Dr. Sabatini is an expert on Latin America. Dr. Hansing, an anthropologist, has spent the past three decades conducting research on race, migration and inequality in Cuba.

In the wake of the Trump administration’s removal of President Nicolás Maduro from Venezuela and amid the U.S. bombing campaign in Iran, it may soon be Cuba’s turn.

Less than two months after imposing a brutal oil blockade on the island in order to maximize pressure on the government, President Trump is now bragging that the Cuban regime is on the verge of collapse and that its leaders want to “make a deal.”

As may have been the case in Iran, Mr. Trump’s focus on Cuba appears to be driven by the perceived ease of the Venezuela operation, in which the capture of Mr. Maduro led to the quick emergence of a more accommodating partner, Delcy Rodríguez. But the president seems to lack a clear vision for a Cuba intervention: He has recently floated options including a friendly takeover, a “liberation,” or, according to recent reporting, economic liberalization without full regime change.

Any resolution forged in the current standoff between Washington and Havana risks being a hollow victory, offering only a temporary reprieve for Cubans and a fleeting achievement for an administration that has yet to define what lasting success in Cuba looks like. A continued squeeze on the island aimed at the destruction of the state could bring chaos and perhaps even a new refugee crisis. A deal limited to managed economic liberalization could offer a brief diplomatic win, but it would most likely close off the chance of a real political opening.

Still, catastrophe in Cuba is not a foregone conclusion.
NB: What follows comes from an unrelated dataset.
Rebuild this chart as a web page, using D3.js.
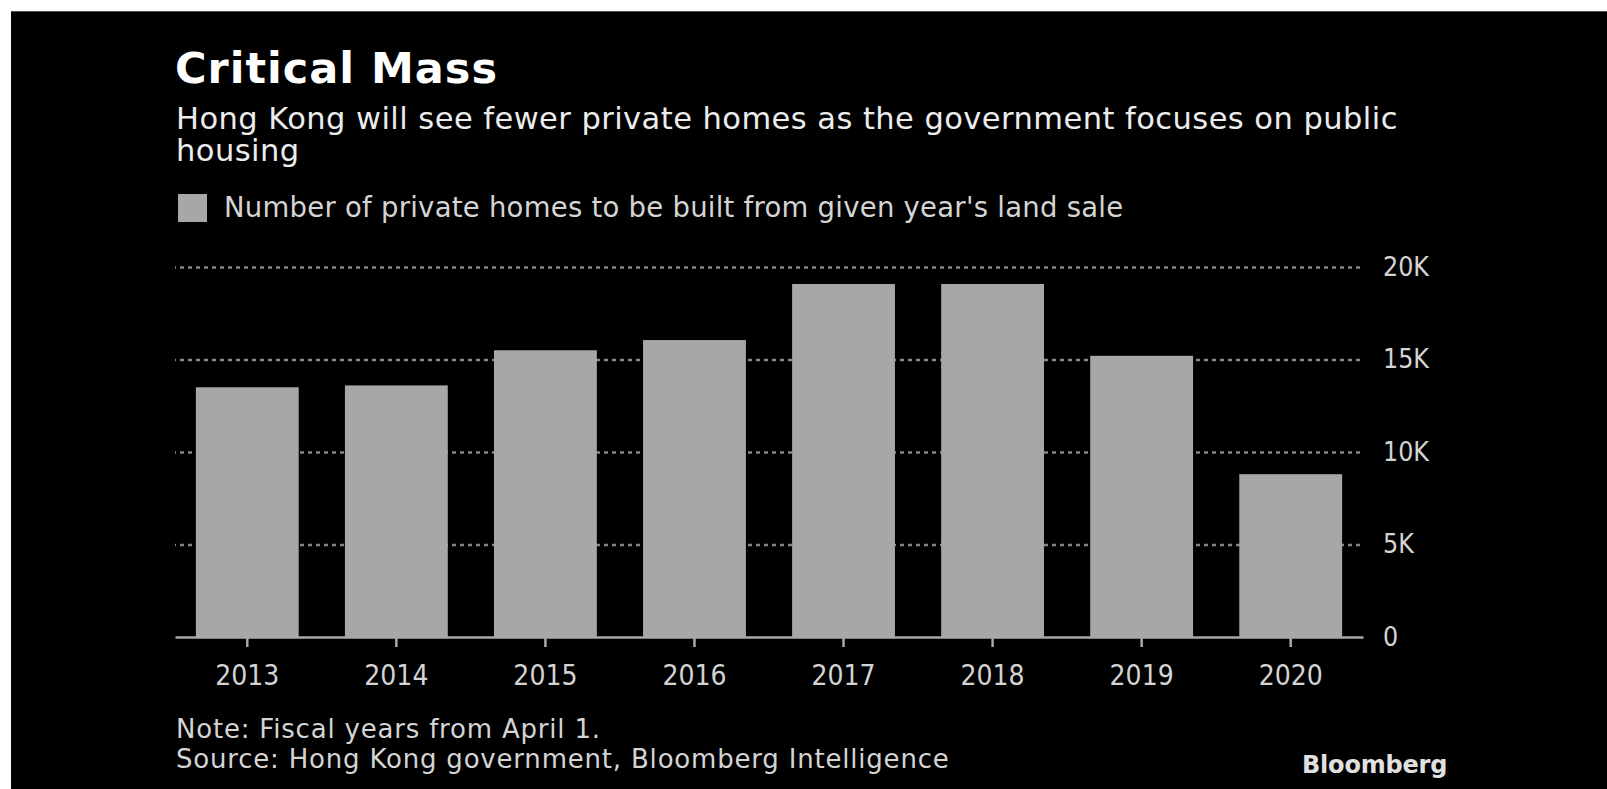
<!DOCTYPE html>
<html>
<head>
<meta charset="utf-8">
<script src="https://cdn.jsdelivr.net/npm/d3@7"></script>
<style>
  html, body { margin: 0; padding: 0; background: #fff; }
  svg { display: block; }
  .cond { font-family: "DejaVu Sans Condensed", "DejaVu Sans", sans-serif; font-stretch: condensed; }
  .reg { font-family: "DejaVu Sans", sans-serif; }
</style>
</head>
<body>
<svg id="chart"></svg>
<script>
// chart data
const years = ["2013", "2014", "2015", "2016", "2017", "2018", "2019", "2020"];
const homes = [13500, 13600, 15500, 16050, 19080, 19080, 15200, 8800];
const yTicks = [0, 5000, 10000, 15000, 20000];

const title = "Critical Mass";
const subtitle = ["Hong Kong will see fewer private homes as the government focuses on public", "housing"];
const legendLabel = "Number of private homes to be built from given year's land sale";
const notes = ["Note: Fiscal years from April 1.", "Source: Hong Kong government, Bloomberg Intelligence"];

const W = 1607, H = 789;
const plotLeft = 175, plotRight = 1363, gridRight = 1360;
const plotTop = 267, plotBottom = 637;
const barColor = "#a6a7a9";

const svg = d3.select("#chart")
    .attr("width", W)
    .attr("height", H);

// black panel with white margin top/left
svg.append("rect")
    .attr("x", 11).attr("y", 11)
    .attr("width", W - 11).attr("height", H - 11)
    .attr("fill", "#000");
svg.append("line")
    .attr("x1", 11).attr("x2", W)
    .attr("y1", 11.5).attr("y2", 11.5)
    .attr("stroke", "#555").attr("stroke-width", 1);

// headings
svg.append("text")
    .attr("x", 175).attr("y", 83)
    .attr("fill", "#fff")
    .style("font-family", "'DejaVu Sans', sans-serif")
    .style("font-weight", "bold")
    .style("font-size", "43px")
    .style("letter-spacing", "1px")
    .text(title);

svg.append("g").selectAll("text")
    .data(subtitle)
    .enter()
    .append("text")
    .attr("class", "reg")
    .attr("x", 176)
    .attr("y", (d, i) => 129 + i * 32)
    .attr("fill", "#ececec")
    .style("font-size", "30.5px")
    .style("letter-spacing", "0.45px")
    .text(d => d);

// legend
svg.append("rect")
    .attr("x", 178).attr("y", 194)
    .attr("width", 29).attr("height", 28)
    .attr("fill", barColor);
svg.append("text")
    .attr("class", "reg")
    .attr("x", 224).attr("y", 217)
    .attr("fill", "#d4d4d4")
    .style("font-size", "27.5px")
    .style("letter-spacing", "0.25px")
    .text(legendLabel);

// scales
const x = d3.scaleBand()
    .domain(years)
    .range([plotLeft, plotRight])
    .paddingInner(0.31)
    .paddingOuter(0.14);

const y = d3.scaleLinear()
    .domain([0, 20000])
    .range([plotBottom, plotTop]);

// y axis on the right, with dotted gridlines
const yAxis = svg.append("g")
    .attr("transform", `translate(${gridRight},0)`)
    .call(d3.axisRight(y)
        .tickValues(yTicks)
        .tickSize(-(gridRight - plotLeft))
        .tickPadding(23)
        .tickFormat(d => d === 0 ? "0" : (d / 1000) + "K"));
yAxis.attr("font-family", null).attr("font-size", null).attr("class", "cond");
yAxis.select(".domain").remove();
yAxis.selectAll(".tick line")
    .attr("stroke", "#858585")
    .attr("stroke-width", 2.5)
    .attr("stroke-dasharray", "4,4")
    .filter(d => d === 0).remove();
yAxis.selectAll(".tick text")
    .attr("fill", "#d4d4d4")
    .style("font-size", "26.5px");

// bars
svg.append("g").selectAll("rect")
    .data(years.map((yr, i) => ({year: yr, value: homes[i]})))
    .enter()
    .append("rect")
    .attr("x", d => x(d.year))
    .attr("y", d => y(d.value))
    .attr("width", x.bandwidth())
    .attr("height", d => plotBottom - y(d.value))
    .attr("fill", barColor);

// x axis
const xAxis = svg.append("g")
    .attr("transform", `translate(0,${plotBottom})`)
    .call(d3.axisBottom(x)
        .tickSize(10)
        .tickSizeOuter(0)
        .tickPadding(18));
xAxis.attr("font-family", null).attr("font-size", null).attr("class", "cond");
xAxis.select(".domain")
    .attr("stroke", "#a9a9a9")
    .attr("stroke-width", 2.5);
xAxis.selectAll(".tick line")
    .attr("stroke", "#a9a9a9")
    .attr("stroke-width", 2.5);
xAxis.selectAll(".tick text")
    .attr("fill", "#d4d4d4")
    .style("font-size", "28px");

// footnotes
svg.append("g").selectAll("text")
    .data(notes)
    .enter()
    .append("text")
    .attr("class", "reg")
    .attr("x", 176)
    .attr("y", (d, i) => 738 + i * 30)
    .attr("fill", "#d4d4d4")
    .style("font-size", "26px")
    .style("letter-spacing", "0.8px")
    .text(d => d);

svg.append("text")
    .attr("x", 1302).attr("y", 773)
    .attr("fill", "#e0e0e0")
    .style("font-family", "'DejaVu Sans', sans-serif")
    .style("font-weight", "bold")
    .style("font-size", "24px")
    .style("letter-spacing", "-0.2px")
    .text("Bloomberg");
</script>
</body>
</html>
It also presents an opportunity — a chance for broader international engagement that could head off impending disaster.

For more than half a century, the United States has maintained an embargo on Cuba. Though its theory of political change for the island nation was never clear, the approach was presumably intended to either force Cuba’s Communist government to surrender or to spark a massive popular uprising that would overthrow it. But as the cases of Iran, Venezuela and Cuba all demonstrate, sanctions rarely topple entrenched authoritarian systems, which use external threats to justify internal repression and consolidate their grip on dwindling resources.